Tips for buying a property from an NRI



Purchasing a property in India from a non-resident Indian(NRI) is a bit tricky in comparison to buying from a person residing in India.  It is so because of the legal complexities involved in the process. If you do not want the authorities to knock your doors after the purchase of property, keep these tips in mind before you finalize the deal.

Property purchase can be a complicated affair because of the multiple rules and regulations involved in the process. The requirements for buying a property from a developer differ from the conditions associated with purchasing a home in the secondary market.
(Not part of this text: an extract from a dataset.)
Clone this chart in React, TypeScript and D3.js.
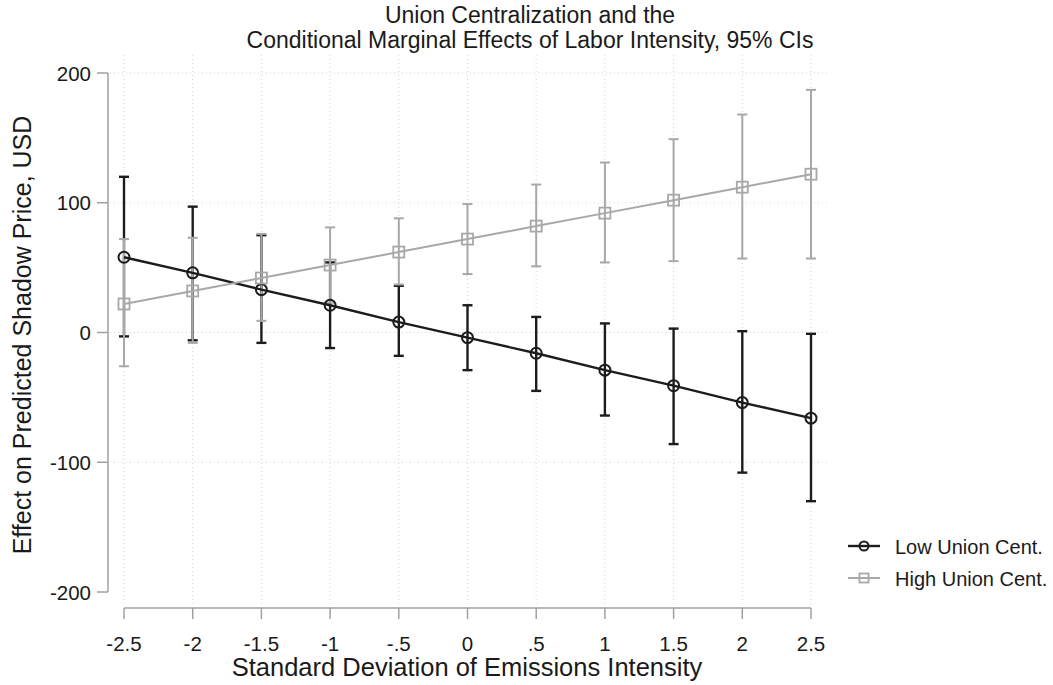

Further, in the resale segment, buying a home from a person living in India may be slightly less complicated as buying from a Non-Resident Indian(NRI). Hence, if you are planning to buy a home which is owned by an NRI, here are a few tips which may help you sail through the transaction smoothly-

Who is liable to pay the tax?

“The process to buy a home from an NRI is almost the same, however, the difference arises in the case of taxation. The tax applicable on sale and purchase of immovable property from an NRI is 20 percent against one percent  when buying a property from an Indian citizen, as per the section 195 of the income Tax Act(ITA)” . Moreover, if the property value is less than Rs 50 lakh and the seller resides in India, no tax is applicable. While in case of an NRI, TDS is applicable at the rate of 20.80 percent for properties costing(less than Rs 50 lakh), 22.88 percent for properties priced between Rs 50lakh and Rs 1 corer, and  23.92 percent for properties costing more than Rs 1 corer.

It has been seen that NRIs often insist on calculating the tax on the value of the property, but it is clearly mentioned in section 195 that the TDS is calculated on the sale value of the property. If the NRI is a tax defaulter, then the department will hold the new owner responsible for clearing the past tax dues along with 12 percent interest. The new owner may also be penalized for the same.
So, to avoid legal troubles later, one must get the tax calculated from a registered tax official and pay dues on their own to avoid any discrepancy in figures.

Get yourself a TAN

Irrespective of the fact that you are buying a property from a resident or a non-resident Indian, one must possess a Tax Deduction and Collection Account Number(TAN), as stated in section 195 of ITA. In case you initiate the deal and deduct the TDS without a TAN; it is possible that the Income  Tax department may impose a hefty penalty on you. Also, it is to be noted that if the property is being purchased jointly, all the Co-buyers must have TAN.

Make payment in NRO/NRE/FCNR accounts

In order to avert legal complications, NRIS often ask native residents to make payments in their indian accounts saying that it will be easier for them. But it is advisable to step down from such negotiation and ask them to provide their Non- Resident External(NRE) or a Non-Resident Ordinary(NRO) or Foreign Currency  Non- Repatriable (FCNR) account details. This will save you from any legal repercussions. One must also mention the provided account details in the sale deed.


Other notable points:
  •  In order to complete a property transaction, the seller must have a Permanent Account Number(PAN). So, before initiating a deal, always ask for the seller’s PAN.
  • Always ask the seller to be present in India to complete the deal. In case, the seller is unable to be present at the time of deal closure in front of the registrar, Check if they have given Power Of Attorney(POA) to someone for carrying out the deal.
  •  Check whether  there is  a single owner or multiple owners of the property. If it is owned jointly, then  the payment is made as per their share in the property. Paying a single owner may attract litigation in future.

Penalties for non-compliance of section 195
If a buyer fails to deduct TDS under section 195, he will be declared as Assesse in default and will be booked under section 201 of the Income Tax Act. Here’s a list of some common penalties that are listed below:

  •          If a buyer fails to provide his/her TAN or PAN a penalty of Rs 10,000 is levied
  •          A penalty of 100 percent will be imposed if a buyer fails to deduct TDS partially or fully
  •          Rs.100 per day penalty is imposed in case of delay in filling TDS return or submission of certification of Deduction within 15 days of the transaction.